CSA Wednesday

Another Wednesday. This week’s box includes: cucumbers, onions, tomatoes (red and sungold), potatoes (which, when combined with the potatoes that we didn’t eat from last week because we were out of town with my in-laws, means we have a lot of potatoes), cabbage, a green pepper, and..wait for it…blackberries (ahhhhhh).
So, what’s on the menu?

With all this cabbage and potatoes kicking around, I’m reminded of a dish that we ate all the time during our year of eating locally. Diane Anderson’s Cabbage with Sausage. It is delicious, just as it is, don’t make any changes (oh, except one: use any sausage that you favor, it does not have to be keilbasa. And use a good beer, a good dark beer).  The one down side to this dish is the weather (it seems far too hot to make a hot meal), although there is very, very little required of the cook so you don’t have to stand in front of the stove.
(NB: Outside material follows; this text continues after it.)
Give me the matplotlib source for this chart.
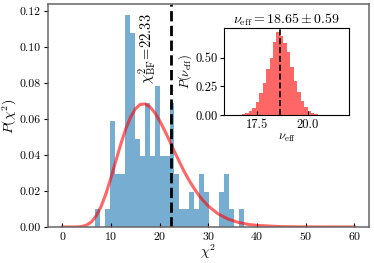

I also remembered seeing this recipe for Salt and Vinegar Grilled Potatoes from dear young Heidi, which I happened upon while in Tanzania, and which I couldn’t make while there. But now we’re home, potatoes are in season, and we’re grilling all the time now, so this is a keeper. We’re having friends over for dinner Saturday, maybe these can make their debut then. This also looks like a fabulous recipe. I’ve been thinking about a gratin of some sort, but they all seemed so heavy, and, frankly, rather boring. This one looks beautiful, and calls for so many of the ingredients I have on hand (potatoes, tomatoes, basil), but requires 180 (!) minutes of cooking at 350 degrees. So, not sure we’ll be testing that one this week. This spring salad with new potatoes from Smitten Kitchen, however, seems like a perfect way to use our potatoes without the same requirement for long cooking times. I would make a few small adjustments to this recipe, since I don’t think I can get my hands on asparagus (at least not in season). I would likely substitute snap or snow peas (if I can still find them at the market) for the asparagus, or maybe celery. And I’d use the pickled radishes I have, so might skip the pickling of the onions (although I bet this makes the salad delicious).

Then this torte caught my eye and it seemed perfect (especially since our next door neighbors gave us some of their home-grown summer squash!)